Most social justice warriors aren’t aware that most of their agitation is moralizing, and usually of the more bullying sort. Decades of the hypocritical slogan “You can’t legislate morality” (because that would be wrong?) left a vacuum, and now it’s finally being filled by immoral moralizers. The same people who mocked politeness, decency, and civility as being oppressive bourgeois constructs now say that political correctness is “just about being polite.” As if we can all agree what politeness is! And who appointed them Miss Manners, anyway?
And so the rebellious class clowns, believing themselves to now be society’s teachers, suddenly believe in moral education. They see themselves as endowed with the certain unalienable right to tell everyone how to live. You and I, and the rest of society? We’re all students in a class we never asked to be enrolled in. Hence the trendy phrase, seemingly popularized by Obama early in his first term, that something was a “teachable moment.” The subtext to most of their online struggle sessions seems to be, if you’ll let me quote a Tom Hanks film, “I am the captain now.” It was with good reason that Churchill called the Communist Russians “a gang of ruthless and bloody-minded professors” (emphasis mine).

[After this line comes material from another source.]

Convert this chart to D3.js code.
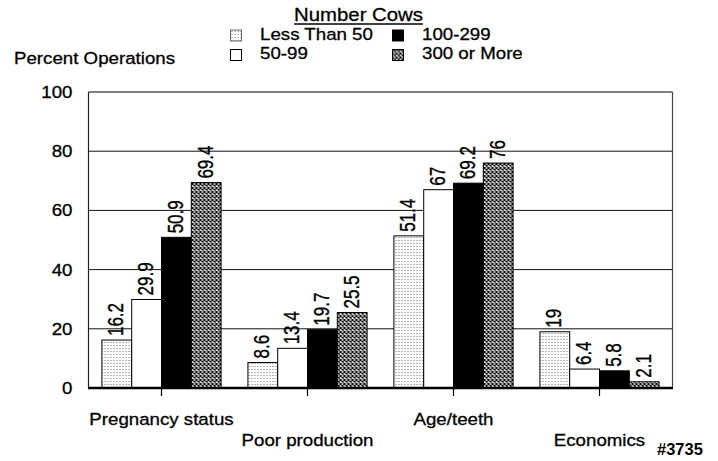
<!DOCTYPE html>
<html>
<head>
<meta charset="utf-8">
<script src="https://cdn.jsdelivr.net/npm/d3@7"></script>
<style>
  body { margin: 0; background: #fff; }
  text { font-family: "Liberation Sans", Arial, sans-serif; fill: #000; stroke: #000; stroke-width: 0.3px; }
</style>
</head>
<body>
<div id="figure-container"></div>
<script>
var categories = ['Pregnancy status', 'Poor production', 'Age/teeth', 'Economics'];
var series = ['Less Than 50', '50-99', '100-299', '300 or More'];
var lessThan50 = [16.2, 8.6, 51.4, 19];
var from50to99 = [29.9, 13.4, 67, 6.4];
var from100to299 = [50.9, 19.7, 69.2, 5.8];
var over300 = [69.4, 25.5, 76, 2.1];
var yTicks = [0, 20, 40, 60, 80, 100];

var values = [lessThan50, from50to99, from100to299, over300];
var fills = ['url(#dots)', '#fff', '#000', 'url(#hatch)'];

var margin = {top: 92, right: 45.5, bottom: 73, left: 88.5};
var fullWidth = 718, fullHeight = 461;
var width = fullWidth - margin.left - margin.right;
var height = fullHeight - margin.top - margin.bottom;
var sx = 1.1; // text in the scan is a bit stretched sideways

var rows = [];
categories.forEach(function(c, ci) {
  series.forEach(function(s, si) {
    rows.push({cat: c, ser: s, si: si, v: values[si][ci]});
  });
});

var x0 = d3.scaleBand().domain(categories).range([0, width]);
var x1 = d3.scaleBand().domain(series).range([0, x0.bandwidth()]).paddingOuter(0.45);
var y = d3.scaleLinear().domain([0, 100]).range([height, 0]);

var root = d3.select('#figure-container').append('svg')
  .attr('width', fullWidth)
  .attr('height', fullHeight);

root.append('rect').attr('width', fullWidth).attr('height', fullHeight).attr('fill', '#fff');

var defs = root.append('defs');
var dots = defs.append('pattern').attr('id', 'dots')
  .attr('patternUnits', 'userSpaceOnUse').attr('width', 3).attr('height', 3);
dots.append('rect').attr('width', 3).attr('height', 3).attr('fill', '#fff');
dots.append('rect').attr('x', 1).attr('y', 1).attr('width', 1).attr('height', 1).attr('fill', '#6a6a6a');

var hatch = defs.append('pattern').attr('id', 'hatch')
  .attr('patternUnits', 'userSpaceOnUse').attr('width', 4).attr('height', 4);
hatch.append('rect').attr('width', 4).attr('height', 4).attr('fill', '#fff');
hatch.append('path').attr('d', 'M-1,-1L5,5M5,-1L-1,5')
  .attr('stroke', '#000').attr('stroke-width', 1.1);

var svg = root.append('g')
  .attr('transform', `translate(${margin.left},${margin.top})`);

// gridlines
svg.append('g')
  .selectAll('line')
  .data([20, 40, 60, 80])
  .enter().append('line')
    .attr('x1', 0).attr('x2', width)
    .attr('y1', function(d) { return y(d); })
    .attr('y2', function(d) { return y(d); })
    .attr('stroke', '#111').attr('stroke-width', 1);

// frame
svg.append('line').attr('x1', 0).attr('x2', width).attr('y1', 0).attr('y2', 0)
  .attr('stroke', '#555').attr('stroke-width', 1.5);
svg.append('line').attr('x1', 0).attr('x2', 0).attr('y1', 0).attr('y2', height)
  .attr('stroke', '#222').attr('stroke-width', 1.2);
svg.append('line').attr('x1', width).attr('x2', width).attr('y1', 0).attr('y2', height)
  .attr('stroke', '#444').attr('stroke-width', 1.2);

// bars
svg.append('g').selectAll('rect')
  .data(rows)
  .enter().append('rect')
    .attr('x', function(d) { return x0(d.cat) + x1(d.ser); })
    .attr('y', function(d) { return y(d.v); })
    .attr('width', x1.bandwidth())
    .attr('height', function(d) { return y(0) - y(d.v); })
    .attr('fill', function(d) { return fills[d.si]; })
    .attr('stroke', '#000')
    .attr('stroke-width', 1);

// value labels
svg.append('g').selectAll('text')
  .data(rows)
  .enter().append('text')
    .attr('transform', function(d) {
      var cx = x0(d.cat) + x1(d.ser) + x1.bandwidth() / 2 + 6.5;
      return `translate(${cx},${y(d.v) - 4}) scale(1.25,1) rotate(-90)`;
    })
    .style('font-size', '17px')
    .text(function(d) { return String(d.v); });

// baseline
svg.append('line').attr('x1', -0.5).attr('x2', width + 0.5)
  .attr('y1', height).attr('y2', height)
  .attr('stroke', '#000').attr('stroke-width', 2.5);

// y axis
var yAxis = d3.axisLeft(y).tickValues(yTicks).tickSize(0);
var yg = svg.append('g').call(yAxis);
yg.select('.domain').remove();
yg.selectAll('text')
  .attr('x', null)
  .attr('transform', `translate(-16,0) scale(${sx},1)`)
  .style('font-size', '17px')
  .attr('fill', '#000');

// x axis
var xAxis = d3.axisBottom(x0).tickSize(8);
var xg = svg.append('g')
  .attr('transform', `translate(0,${height})`)
  .call(xAxis);
xg.select('.domain').remove();
xg.selectAll('line').attr('stroke', '#000').attr('stroke-width', 1.2);
xg.selectAll('text')
  .attr('y', null)
  .attr('dy', null)
  .attr('transform', function(d, i) { return `translate(0,${i % 2 ? 58 : 37}) scale(${sx},1)`; })
  .style('font-size', '17px')
  .attr('fill', '#000');

// y title
root.append('text')
  .attr('transform', `translate(14,64) scale(${sx},1)`)
  .style('font-size', '17px')
  .text('Percent Operations');

// legend
var title = root.append('text')
  .attr('transform', `translate(358.5,20.5) scale(${sx},1)`)
  .attr('text-anchor', 'middle')
  .style('font-size', '18.5px')
  .text('Number Cows');
var tw = title.node().getComputedTextLength() * sx;
root.append('line')
  .attr('x1', 358.5 - tw / 2).attr('x2', 358.5 + tw / 2)
  .attr('y1', 24).attr('y2', 24)
  .attr('stroke', '#000').attr('stroke-width', 1.5);

var legend = root.append('g').selectAll('g')
  .data(series)
  .enter().append('g')
    .attr('transform', function(d, i) {
      return `translate(${230.5 + Math.floor(i / 2) * 162},${30 + (i % 2) * 19.5})`;
    });
legend.append('rect')
  .attr('width', 11).attr('height', 11)
  .attr('fill', function(d, i) { return fills[i]; })
  .attr('stroke', function(d, i) { return i === 0 ? '#666' : '#000'; })
  .attr('stroke-width', 1);
legend.append('text')
  .attr('transform', `translate(29.5,9.5) scale(${sx},1)`)
  .style('font-size', '17px')
  .text(function(d) { return d; });

// figure number
root.append('text')
  .attr('transform', 'translate(657,455)')
  .style('font-size', '16.5px')
  .style('font-weight', 'bold')
  .style('stroke-width', 0)
  .text('#3735');
</script>
</body>
</html>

We see this same dynamic in Hollywood, where leftists spent decades crying about the intimidation and blacklisting of communists, and maybe even a few liberals, during the McCarthy era, but that has easily been outdone by the left’s blacklisting and bullying of conservatives in Hollywood since. If Woody Allen isn’t busy, or has finally blacklisted himself for sordid #MeToo allegations, perhaps he could update The Front.